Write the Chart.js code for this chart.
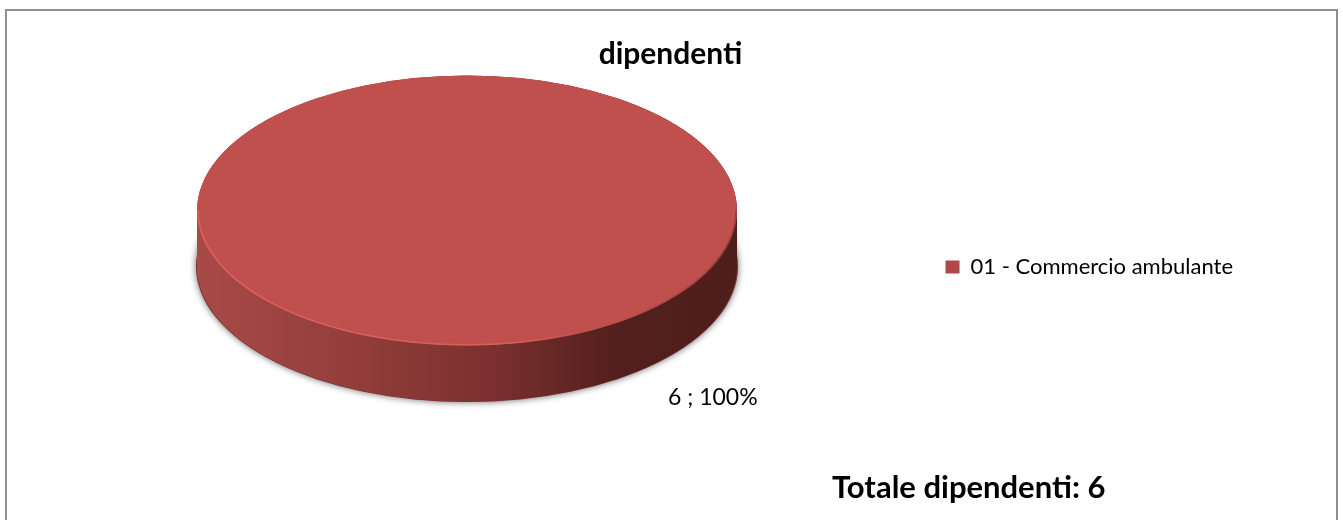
<!DOCTYPE html>
<html>
<head>
<meta charset="utf-8">
<script src="https://cdn.jsdelivr.net/npm/chart.js@4"></script>
<style>
html,body{margin:0;padding:0;background:#fff;width:1343px;height:520px;overflow:hidden}
#frame{position:absolute;left:5px;top:9px;width:1329px;height:530px;border:2px solid #8f8f8f;box-sizing:content-box}
canvas{position:absolute;left:0;top:0}
</style>
</head>
<body>
<div id="frame"></div>
<canvas id="c" width="1343" height="520"></canvas>
<script>
const chartTitle = 'dipendenti';
const categories = ['01 - Commercio ambulante'];
const values = [6];
const percentLabels = ['6 ; 100%'];
const totalLabel = 'Totale dipendenti: 6';
const sliceColors = ['#C0504D'];

const FONT = 'Lato, Carlito, sans-serif';
const pieStyle = {cx: 467, cy: 210.5, radius: 270, squash: 0.5, depth: 56};

const disc3d = {
  id: 'disc3d',
  beforeDatasetsDraw(chart) {
    const ctx = chart.ctx, arc = chart.getDatasetMeta(0).data[0];
    const {cx, cy, squash, depth} = pieStyle, r = arc.outerRadius, ry = r * squash;
    const g = ctx.createLinearGradient(cx - r, 0, cx + r, 0);
    g.addColorStop(0, '#A84A48');
    g.addColorStop(0.3, '#923D3A');
    g.addColorStop(0.55, '#7A302E');
    g.addColorStop(0.78, '#521F1C');
    g.addColorStop(1, '#4E1E1B');
    ctx.save();
    ctx.shadowColor = 'rgba(0,0,0,0.6)';
    ctx.shadowBlur = 7;
    ctx.fillStyle = '#7A302E';
    ctx.beginPath();
    ctx.ellipse(cx, cy + depth, r + 1, ry + 0.5, 0, 0, Math.PI * 2, false);
    ctx.closePath();
    ctx.fill();
    ctx.restore();
    ctx.save();
    ctx.fillStyle = g;
    ctx.beginPath();
    ctx.ellipse(cx, cy, r, ry, 0, Math.PI, 0, false);
    ctx.lineTo(cx + r, cy + depth);
    ctx.ellipse(cx, cy + depth, r, ry, 0, 0, Math.PI, false);
    ctx.closePath();
    ctx.fill();
    ctx.restore();
    ctx.save();
    ctx.translate(cx, cy);
    ctx.scale(1, squash);
    ctx.translate(-arc.x, -arc.y);
  },
  afterDatasetsDraw(chart) {
    const ctx = chart.ctx, arc = chart.getDatasetMeta(0).data[0];
    ctx.restore();
    const {cx, cy, squash} = pieStyle, r = arc.outerRadius - 1, ry = r * squash;
    ctx.save();
    ctx.lineWidth = 1.5;
    const rim = ctx.createLinearGradient(cx - r, 0, cx + r, 0);
    rim.addColorStop(0, 'rgba(226,100,96,0.85)');
    rim.addColorStop(0.6, 'rgba(226,100,96,0.7)');
    rim.addColorStop(1, 'rgba(120,50,46,0.6)');
    ctx.strokeStyle = rim;
    ctx.beginPath();
    ctx.ellipse(cx, cy, r, ry, 0, 0, Math.PI, false);
    ctx.stroke();
    ctx.restore();
  },
  afterDraw(chart) {
    const ctx = chart.ctx;
    ctx.save();
    ctx.fillStyle = '#000';
    ctx.textBaseline = 'middle';
    ctx.textAlign = 'left';
    ctx.font = '23px ' + FONT;
    ctx.fillText(percentLabels[0], 668, 398);
    ctx.font = 'bold 31px ' + FONT;
    ctx.fillText(totalLabel, 832, 488);
    ctx.restore();
  }
};

new Chart(document.getElementById('c'), {
  type: 'pie',
  data: {
    labels: categories,
    datasets: [{data: values, backgroundColor: sliceColors, borderWidth: 0, clip: false}]
  },
  options: {
    responsive: false,
    animation: false,
    radius: pieStyle.radius,
    layout: {padding: {left: 98, right: 100, top: 14, bottom: 0}},
    plugins: {
      title: {display: true, text: chartTitle, color: '#000', font: {family: FONT, size: 30, weight: 'bold'}, padding: {top: 22, bottom: 6}},
      legend: {
        display: true,
        position: 'right',
        labels: {color: '#000', boxWidth: 14, boxHeight: 13, padding: 6, font: {family: FONT, size: 22},
          generateLabels(chart) {
            const items = Chart.overrides.pie.plugins.legend.labels.generateLabels(chart);
            items.forEach(it => { it.fillStyle = '#B04946'; it.strokeStyle = '#A04240'; });
            return items;
          }
        }
      },
      tooltip: {enabled: false}
    }
  },
  plugins: [disc3d]
});
</script>
</body>
</html>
-- -- --
* [WHAT NEEDS TO BE DONE]:
Without the pictures, transcribe the listing above exactly.

* [COMPLETE ANSWER]:
Write the Chart.js code for this chart.
<!DOCTYPE html>
<html>
<head>
<meta charset="utf-8">
<script src="https://cdn.jsdelivr.net/npm/chart.js@4"></script>
<style>
html,body{margin:0;padding:0;background:#fff;width:1343px;height:520px;overflow:hidden}
#frame{position:absolute;left:5px;top:9px;width:1329px;height:530px;border:2px solid #8f8f8f;box-sizing:content-box}
canvas{position:absolute;left:0;top:0}
</style>
</head>
<body>
<div id="frame"></div>
<canvas id="c" width="1343" height="520"></canvas>
<script>
const chartTitle = 'dipendenti';
const categories = ['01 - Commercio ambulante'];
const values = [6];
const percentLabels = ['6 ; 100%'];
const totalLabel = 'Totale dipendenti: 6';
const sliceColors = ['#C0504D'];

const FONT = 'Lato, Carlito, sans-serif';
const pieStyle = {cx: 467, cy: 210.5, radius: 270, squash: 0.5, depth: 56};

const disc3d = {
  id: 'disc3d',
  beforeDatasetsDraw(chart) {
    const ctx = chart.ctx, arc = chart.getDatasetMeta(0).data[0];
    const {cx, cy, squash, depth} = pieStyle, r = arc.outerRadius, ry = r * squash;
    const g = ctx.createLinearGradient(cx - r, 0, cx + r, 0);
    g.addColorStop(0, '#A84A48');
    g.addColorStop(0.3, '#923D3A');
    g.addColorStop(0.55, '#7A302E');
    g.addColorStop(0.78, '#521F1C');
    g.addColorStop(1, '#4E1E1B');
    ctx.save();
    ctx.shadowColor = 'rgba(0,0,0,0.6)';
    ctx.shadowBlur = 7;
    ctx.fillStyle = '#7A302E';
    ctx.beginPath();
    ctx.ellipse(cx, cy + depth, r + 1, ry + 0.5, 0, 0, Math.PI * 2, false);
    ctx.closePath();
    ctx.fill();
    ctx.restore();
    ctx.save();
    ctx.fillStyle = g;
    ctx.beginPath();
    ctx.ellipse(cx, cy, r, ry, 0, Math.PI, 0, false);
    ctx.lineTo(cx + r, cy + depth);
    ctx.ellipse(cx, cy + depth, r, ry, 0, 0, Math.PI, false);
    ctx.closePath();
    ctx.fill();
    ctx.restore();
    ctx.save();
    ctx.translate(cx, cy);
    ctx.scale(1, squash);
    ctx.translate(-arc.x, -arc.y);
  },
  afterDatasetsDraw(chart) {
    const ctx = chart.ctx, arc = chart.getDatasetMeta(0).data[0];
    ctx.restore();
    const {cx, cy, squash} = pieStyle, r = arc.outerRadius - 1, ry = r * squash;
    ctx.save();
    ctx.lineWidth = 1.5;
    const rim = ctx.createLinearGradient(cx - r, 0, cx + r, 0);
    rim.addColorStop(0, 'rgba(226,100,96,0.85)');
    rim.addColorStop(0.6, 'rgba(226,100,96,0.7)');
    rim.addColorStop(1, 'rgba(120,50,46,0.6)');
    ctx.strokeStyle = rim;
    ctx.beginPath();
    ctx.ellipse(cx, cy, r, ry, 0, 0, Math.PI, false);
    ctx.stroke();
    ctx.restore();
  },
  afterDraw(chart) {
    const ctx = chart.ctx;
    ctx.save();
    ctx.fillStyle = '#000';
    ctx.textBaseline = 'middle';
    ctx.textAlign = 'left';
    ctx.font = '23px ' + FONT;
    ctx.fillText(percentLabels[0], 668, 398);
    ctx.font = 'bold 31px ' + FONT;
    ctx.fillText(totalLabel, 832, 488);
    ctx.restore();
  }
};

new Chart(document.getElementById('c'), {
  type: 'pie',
  data: {
    labels: categories,
    datasets: [{data: values, backgroundColor: sliceColors, borderWidth: 0, clip: false}]
  },
  options: {
    responsive: false,
    animation: false,
    radius: pieStyle.radius,
    layout: {padding: {left: 98, right: 100, top: 14, bottom: 0}},
    plugins: {
      title: {display: true, text: chartTitle, color: '#000', font: {family: FONT, size: 30, weight: 'bold'}, padding: {top: 22, bottom: 6}},
      legend: {
        display: true,
        position: 'right',
        labels: {color: '#000', boxWidth: 14, boxHeight: 13, padding: 6, font: {family: FONT, size: 22},
          generateLabels(chart) {
            const items = Chart.overrides.pie.plugins.legend.labels.generateLabels(chart);
            items.forEach(it => { it.fillStyle = '#B04946'; it.strokeStyle = '#A04240'; });
            return items;
          }
        }
      },
      tooltip: {enabled: false}
    }
  },
  plugins: [disc3d]
});
</script>
</body>
</html>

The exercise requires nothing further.